Boat owners hit by hurricanes still in limbo

NEW ORLEANS – Two months after hurricanes Katrina and Rita, most of the tens of thousands of boat owners whose vessels were impacted are still in limbo.

The government estimates that 35,000 to 45,000 private vessels were grounded, sunk or went missing during the hurricanes, according to a recent article in The Times-Picayune.

And it has been estimated that up to half of those boat owners were uninsured or underinsured.

The Coast Guard is tied up trying to help commercial vessel owners without the resources to address recreational boaters, leaving the Louisiana State Department of Environmental Quality and Army Corps of Engineers debating which body ultimately should be responsible, the newspaper stated.

Few, if any, resources are available to help those who boats are still missing. And those boats whose owners are not found may eventually be sold or destroyed, according to the newspaper.

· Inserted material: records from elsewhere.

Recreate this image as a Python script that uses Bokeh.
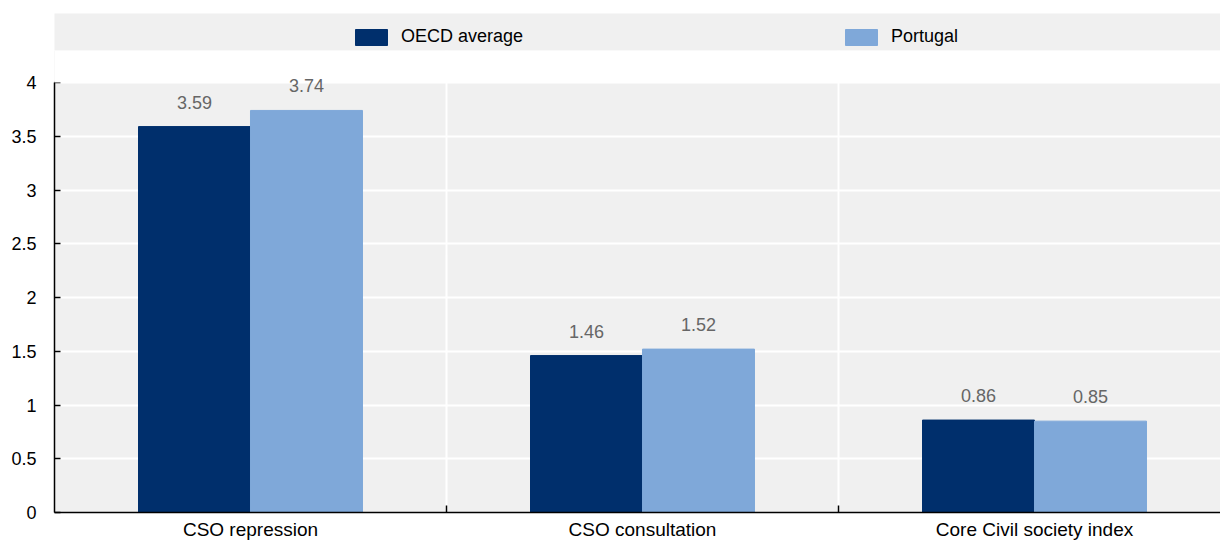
from bokeh.plotting import figure
from bokeh.layouts import column
from bokeh.models import (BoxAnnotation, ColumnDataSource, FixedTicker,
                          LabelSet, Legend, LegendItem, Range1d)
from bokeh.core.properties import value
from bokeh.embed import file_html
from bokeh.resources import INLINE

# Data
categories = ["CSO repression", "CSO consultation", "Core Civil society index"]
oecd_average = [3.59, 1.46, 0.86]
portugal = [3.74, 1.52, 0.85]
series_names = ["OECD average", "Portugal"]
y_ticks = [0, 0.5, 1, 1.5, 2, 2.5, 3, 3.5, 4]
y_max = 4

DARK = "#002F6C"
LIGHT = "#7FA8D9"
PANEL = "#F0F0F0"
FONT = "Liberation Sans"

centers = [i + 0.5 for i in range(len(categories))]
bar_w = 0.2857
src_oecd = ColumnDataSource(dict(
    x=[c - bar_w / 2 for c in centers], top=oecd_average,
    label=[f"{v:.2f}" for v in oecd_average]))
src_pt = ColumnDataSource(dict(
    x=[c + bar_w / 2 for c in centers], top=portugal,
    label=[f"{v:.2f}" for v in portugal]))

# Main chart; the frame reaches a little above y_max so the value labels
# have room, and that strip is painted white
p = figure(width=1220, height=492, output_backend="svg", toolbar_location=None,
           x_range=Range1d(0, 2.9745), y_range=Range1d(0, y_max * 462 / 430),
           min_border_left=54, min_border_right=0, min_border_top=0,
           min_border_bottom=30)
p.background_fill_color = PANEL
p.border_fill_color = "white"
p.outline_line_color = None

p.vbar(x="x", top="top", width=bar_w, source=src_oecd, color=DARK)
p.vbar(x="x", top="top", width=bar_w, source=src_pt, color=LIGHT)

p.add_layout(BoxAnnotation(bottom=y_max, fill_color="white", fill_alpha=1,
                           line_color=None))

for src in (src_oecd, src_pt):
    p.add_layout(LabelSet(x="x", y="top", text="label", source=src,
                          text_align="center", text_baseline="alphabetic",
                          y_offset=18, text_font=value(FONT),
                          text_font_size="18px", text_color="#666666"))

# Grid
p.ygrid.ticker = FixedTicker(ticks=y_ticks)
p.ygrid.grid_line_color = "white"
p.ygrid.grid_line_width = 2
p.xgrid.ticker = FixedTicker(ticks=[1, 2])
p.xgrid.grid_line_color = "white"
p.xgrid.grid_line_width = 2

# Y axis
p.yaxis.ticker = FixedTicker(ticks=y_ticks)
p.yaxis.bounds = (0, y_max)
p.yaxis.major_label_overrides = {t: f"{t:g}" for t in y_ticks}
p.yaxis.axis_line_color = "black"
p.yaxis.axis_line_width = 1.5
p.yaxis.major_tick_in = 6
p.yaxis.major_tick_out = 0
p.yaxis.major_tick_line_width = 1.5
p.yaxis.minor_tick_line_color = None
p.yaxis.minor_tick_out = 0
p.yaxis.major_label_standoff = 18
p.yaxis.major_label_text_font = FONT
p.yaxis.major_label_text_font_size = "18px"
p.yaxis.major_label_text_color = "black"

# X axis: labels at category centres, tick marks at category boundaries
p.xaxis.ticker = FixedTicker(ticks=centers, minor_ticks=[1, 2])
p.xaxis.major_label_overrides = {c: name for c, name in zip(centers, categories)}
p.xaxis.axis_line_color = "black"
p.xaxis.axis_line_width = 1.5
p.xaxis.major_tick_line_color = None
p.xaxis.major_tick_in = 0
p.xaxis.major_tick_out = 0
p.xaxis.minor_tick_line_color = "black"
p.xaxis.minor_tick_line_width = 1.5
p.xaxis.minor_tick_in = 7
p.xaxis.minor_tick_out = 0
p.xaxis.major_label_standoff = 6
p.xaxis.major_label_text_font = FONT
p.xaxis.major_label_text_font_size = "19px"
p.xaxis.major_label_text_color = "black"

# Legend band (its renderers sit outside the band's visible y range)
lg = figure(width=1220, height=50, output_backend="svg", toolbar_location=None,
            x_range=Range1d(0, 1), y_range=Range1d(100, 101),
            min_border_left=54, min_border_right=0, min_border_top=13,
            min_border_bottom=0)
lg.background_fill_color = PANEL
lg.border_fill_color = "white"
lg.outline_line_color = None
lg.axis.visible = False
lg.grid.visible = False

r_dark = lg.vbar(x="x", top="top", width=bar_w, source=src_oecd, color=DARK)
r_light = lg.vbar(x="x", top="top", width=bar_w, source=src_pt, color=LIGHT)

legend = Legend(items=[LegendItem(label=series_names[0], renderers=[r_dark]),
                       LegendItem(label=series_names[1], renderers=[r_light])],
                orientation="horizontal", location=(297, 1),
                glyph_width=40, glyph_height=20, label_standoff=10,
                label_width=440, label_height=25, spacing=0, padding=0,
                margin=0, border_line_color=None, background_fill_alpha=0,
                label_text_font=FONT, label_text_font_size="18px",
                label_text_color="black")
lg.add_layout(legend)

layout = column(lg, p, spacing=0)

open("out.html", "w").write(file_html(layout, INLINE))
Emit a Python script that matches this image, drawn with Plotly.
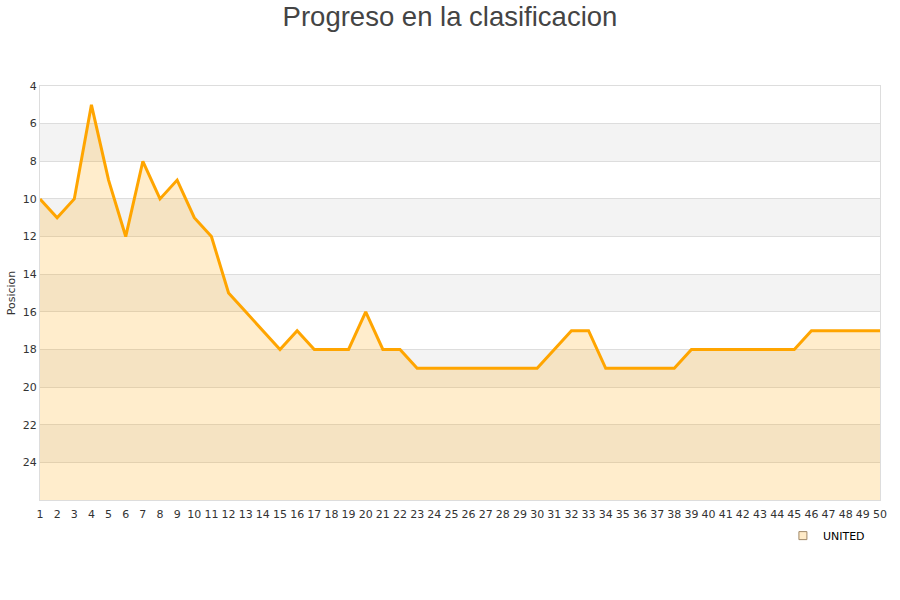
import plotly.graph_objects as go

jornadas = list(range(1, 51))
posiciones = [10, 11, 10, 5, 9, 12, 8, 10, 9, 11,
              12, 15, 16, 17, 18, 17, 18, 18, 18, 16,
              18, 18, 19, 19, 19, 19, 19, 19, 19, 19,
              18, 17, 17, 19, 19, 19, 19, 19, 18, 18,
              18, 18, 18, 18, 18, 17, 17, 17, 17, 17]
equipo = "UNITED"
y_ticks = [4, 6, 8, 10, 12, 14, 16, 18, 20, 22, 24]
bandas = [(6, 8), (10, 12), (14, 16), (18, 20), (22, 24)]
y_min, y_max = 4, 26

fig = go.Figure()
fig.add_trace(go.Scatter(x=jornadas, y=[y_max] * len(jornadas), mode="lines",
                         line=dict(width=0), showlegend=False, hoverinfo="skip"))
fig.add_trace(go.Scatter(x=jornadas, y=posiciones, mode="lines",
                         line=dict(color="#FFA500", width=3),
                         fill="tonexty", fillcolor="rgba(255,165,0,0.2)",
                         showlegend=False, name=equipo))
fig.add_trace(go.Scatter(x=[None], y=[None], mode="markers", name=equipo,
                         marker=dict(symbol="square", size=8, color="#FFEBC8",
                                     line=dict(color="#A08868", width=1))))

for a, b in bandas:
    fig.add_shape(type="rect", xref="paper", yref="y", x0=0, x1=1, y0=a, y1=b,
                  fillcolor="#F3F3F3", line=dict(width=0), layer="below")

fig.update_layout(
    width=900, height=600,
    paper_bgcolor="white", plot_bgcolor="white",
    margin=dict(l=40, r=20, t=86, b=100, autoexpand=False),
    title=dict(text="Progreso en la clasificacion", x=0.5, xanchor="center",
               y=1 - 16 / 600, yanchor="middle", automargin=False,
               font=dict(family="Liberation Sans, Arial", size=27.5, color="#444")),
    font=dict(family="DejaVu Sans", size=11, color="#333"),
    legend=dict(orientation="h", x=0.988, xanchor="right", y=-0.051, yanchor="top",
                font=dict(family="DejaVu Sans", size=11, color="#000")),
    xaxis=dict(range=[1, 50], tickmode="array", tickvals=jornadas,
               ticktext=[str(j) for j in jornadas], showgrid=False, automargin=False,
               showline=True, linecolor="#DDDDDD", mirror=True, zeroline=False,
               ticks="", ticklabelstandoff=4, tickfont=dict(size=11, color="#333")),
    yaxis=dict(range=[y_max, y_min], tickmode="array", tickvals=y_ticks, automargin=False,
               showgrid=True, gridcolor="#DDDDDD", gridwidth=1,
               showline=True, linecolor="#DDDDDD", mirror=True, zeroline=False,
               ticks="", tickfont=dict(size=11, color="#333"),
               title=dict(text="Posicion", font=dict(size=11, color="#333"), standoff=4)),
)

fig.write_html("out.html", config={"displayModeBar": False},
               post_script="document.body.style.margin='0';document.body.style.overflow='hidden';")
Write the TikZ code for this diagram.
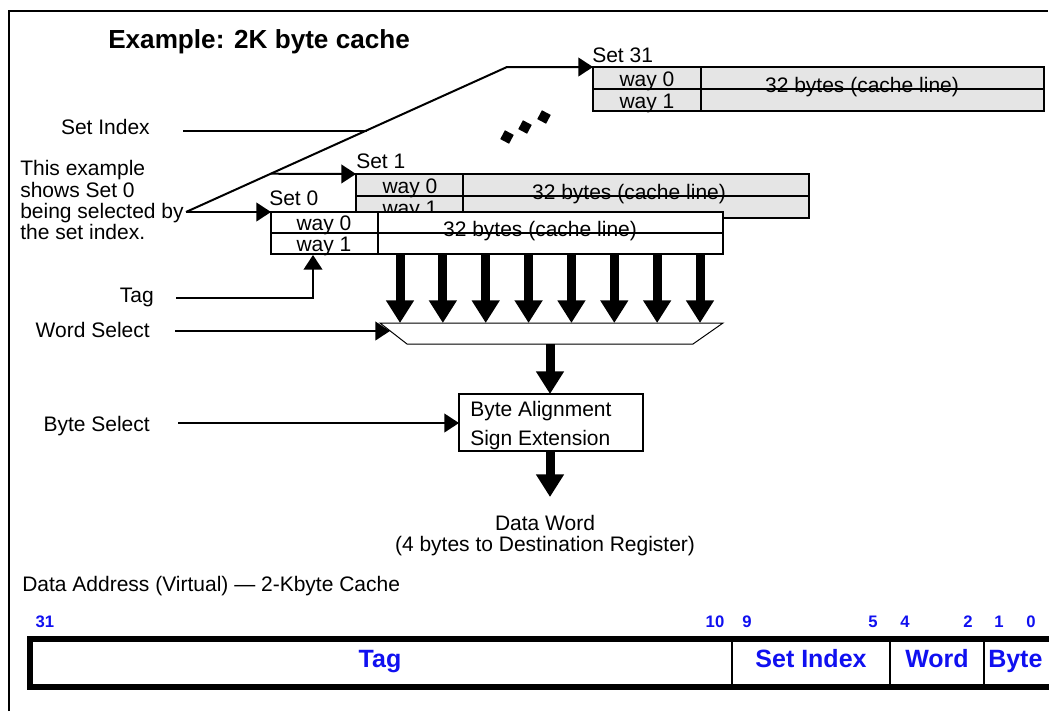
\documentclass[tikz,border=0pt]{standalone}
\usepackage{fontspec}
\setmainfont{Liberation Sans}
\usetikzlibrary{arrows.meta,calc}
\definecolor{cachegray}{RGB}{229,229,229}
\definecolor{bitblue}{RGB}{16,16,240}
\tikzset{
 txt/.style={inner sep=0pt, font=\fontsize{15.75pt}{19pt}\selectfont},
 lbl/.style={txt, anchor=base west},
 rlbl/.style={txt, anchor=base east},
 clbl/.style={txt, anchor=base},
 boxline/.style={line width=1.5pt},
 thinarrow/.style={line width=1.5pt, -{Triangle[width=14pt,length=11pt]}},
 fatarrow/.style={line width=6.75pt, -{Triangle[width=20pt,length=17pt]}},
 bitnum/.style={inner sep=0pt, anchor=base, text=bitblue, font=\bfseries\fontsize{12.5pt}{15pt}\selectfont},
 field/.style={inner sep=0pt, anchor=base, text=bitblue, font=\bfseries\fontsize{18.75pt}{22pt}\selectfont},
}
\begin{document}
\begin{tikzpicture}[x=0.75pt,y=-0.75pt]
\useasboundingbox (0,0) rectangle (1049,711);
\clip (0,0) rectangle (1049,711);
% outer frame
\draw[line width=1.5pt] (8.5,711) -- (8.5,11) -- (1048,11);
% title
\node[anchor=base west, inner sep=0pt, font=\bfseries\fontsize{19.6pt}{24pt}\selectfont] (title) at (108,48) {Example: 2K byte cache};

% ---- Set 31
\draw[boxline, fill=cachegray] (593,67) rectangle (1044,111);
\draw[boxline] (593,89) -- (1044,89) (701,67) -- (701,111);
\coordinate (s31) at (593,67);
\node[lbl] (set31) at (592,62) {Set 31};
\node[clbl] (s31w0) at (647,86) {way 0};
\node[clbl] (s31w1) at (647,108) {way 1};
\node[clbl] (s31l) at (862,92) {32 bytes (cache line)};

% dots
\foreach \p in {(507,137),(525,127),(544,117)}
  \node[fill, inner sep=0pt, minimum size=7.5pt, rotate=-28] at \p {};

% ---- Set 1
\draw[boxline, fill=cachegray] (356,174) rectangle (809,218);
\draw[boxline] (356,196) -- (809,196) (463,174) -- (463,218);
\coordinate (s1) at (356,174);
\node[lbl] (set1) at (356,168) {Set 1};
\node[clbl] (s1w0) at (410,193) {way 0};
\node[clbl] (s1w1) at (410,215) {way 1};
\node[clbl] (s1l) at (629,199) {32 bytes (cache line)};

% ---- Set 0
\draw[boxline, fill=white] (271,212) rectangle (723,254);
\draw[boxline] (271,233) -- (723,233) (378,212) -- (378,254);
\coordinate (s0) at (271,212);
\node[lbl] (set0) at (269,205) {Set 0};
\node[clbl] (s0w0) at (324,230) {way 0};
\node[clbl] (s0w1) at (324,251) {way 1};
\node[clbl] (s0l) at (540,236) {32 bytes (cache line)};

% ---- set index selection
\coordinate (sel) at (186,212);
\coordinate (bend) at (507,67);
\coordinate (d1) at ($(sel)!0.264!(bend)$);
\coordinate (dsi) at ($(sel)!0.563!(bend)$);
\draw[thinarrow] (sel) -- (bend) -- (s31);
\draw[thinarrow] (d1) -- (s1);
\draw[thinarrow] (sel) -- (s0);
\coordinate (siStart) at (183,131);
\draw[line width=1.5pt] (siStart) -- (siStart -| dsi);

% ---- left labels
\node[rlbl] (lsi) at (150,134) {Set Index};
\node[lbl] (ex1) at (20,175) {This example};
\node[lbl] (ex2) at (20,197) {shows Set 0};
\node[lbl] (ex3) at (20,218) {being selected by};
\node[lbl] (ex4) at (20,239) {the set index.};
\node[rlbl] (ltag) at (154,302) {Tag};
\node[rlbl] (lws) at (150,337) {Word Select};
\node[rlbl] (lbs) at (150,431) {Byte Select};

% ---- tag arrow
\coordinate (tagStart) at (176,298);
\coordinate (tagEnd) at (313,255);
\draw[thinarrow] (tagStart) -| (tagEnd);

% ---- mux
\coordinate (muxTL) at (380,323);
\coordinate (muxTR) at (723,323);
\coordinate (muxBR) at (693,344);
\coordinate (muxBL) at (407,344);
\draw[line width=0.75pt, fill=white] (muxTL) -- (muxTR) -- (muxBR) -- (muxBL) -- cycle;
\foreach \i in {0,...,7} {
  \coordinate (a\i) at ({400+42.857*\i},254);
  \coordinate (b\i) at ({400+42.857*\i},323);
  \draw[fatarrow] (a\i) -- (b\i);
}
\coordinate (wsStart) at (175,331);
\coordinate (wsEnd) at (390,331);
\draw[thinarrow] (wsStart) -- (wsEnd);

% ---- byte box
\draw[line width=1.1pt] (459,394) rectangle (643,451);
\coordinate (bbTop) at (550,394);
\coordinate (bbBot) at (550,451);
\coordinate (bbLeft) at (459,423);
\coordinate (muxOut) at (550,344);
\node[lbl] (ba) at (470,416) {Byte Alignment};
\node[lbl] (se) at (470,445) {Sign Extension};
\draw[fatarrow] (muxOut) -- (bbTop);
\coordinate (outEnd) at (550,497);
\draw[fatarrow] (bbBot) -- (outEnd);
\coordinate (bsStart) at (178,423);
\draw[thinarrow] (bsStart) -- (bbLeft);

\node[clbl] (dw1) at (545,530) {Data Word};
\node[clbl] (dw2) at (545,551) {(4 bytes to Destination Register)};

% ---- address format
\node[lbl] (da) at (22,591) {Data Address (Virtual) --- 2-Kbyte Cache};
\node[bitnum] at (45,627) {31};
\node[bitnum] at (715,627) {10};
\node[bitnum] at (747,627) {9};
\node[bitnum] at (873,627) {5};
\node[bitnum] at (905,627) {4};
\node[bitnum] at (968,627) {2};
\node[bitnum] at (999,627) {1};
\node[bitnum] at (1031,627) {0};
\draw[line width=4.5pt] (1070,639) -- (30,639) -- (30,687) -- (1070,687);
\draw[line width=1.5pt] (732,639) -- (732,687) (890,639) -- (890,687) (984,639) -- (984,687);
\node[field] (ftag) at (380,667) {Tag};
\node[field] (fsi) at (811,667) {Set Index};
\node[field] (fw) at (937,667) {Word};
\node[field, anchor=base west] (fb) at (988,667) {Byte};
\end{tikzpicture}
\end{document}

Those who know where their boats are have, in many cases, been working with privately-owned salvage firms, one of which has been accused of price gouging.

The newspaper tells the story, for instance, of a school teacher whose entire FEMA check went toward the recovery of his 21-foot sailboat.

BoatU.S. secures restraining order

In an interview last month, Carroll Robertson, senior vice president of Claims for BoatU.S. Marine Insurance, said the company obtained a restraining order against Marine Recovery and Salvage LLC, which was named as the sole salvage contractor for the Orleans Marina and the South Shore Harbor Marina by the Levee Board in the wake of Katrina.

“They were demanding rates that were two and a half to three times the going rate,” she explained. “In addition, they started spraying the hulls with their ID number with red spray paint, which detracted from their salvage value.”

The company had been formed on Sept. 8 and BoatU.S. found no indication that it had any prior boat salvage experience.

The insurance company now is working directly with Resolve Marine Group, and Robertson said salvage has been moving along.

“It will be a long, laborious process. We estimate that recreational boating damage is in the $650- to $750-million range,” she commented. “A lot of those boats – 40 to 50 percent – were uninsured or underinsured.”

Resolve Marine Group is one of several marine salvage firms working with insurance companies in the area. Salvage Direct, for instance, is also recovering boats on behalf of customers such as Progressive Insurance from a base in Gulfport.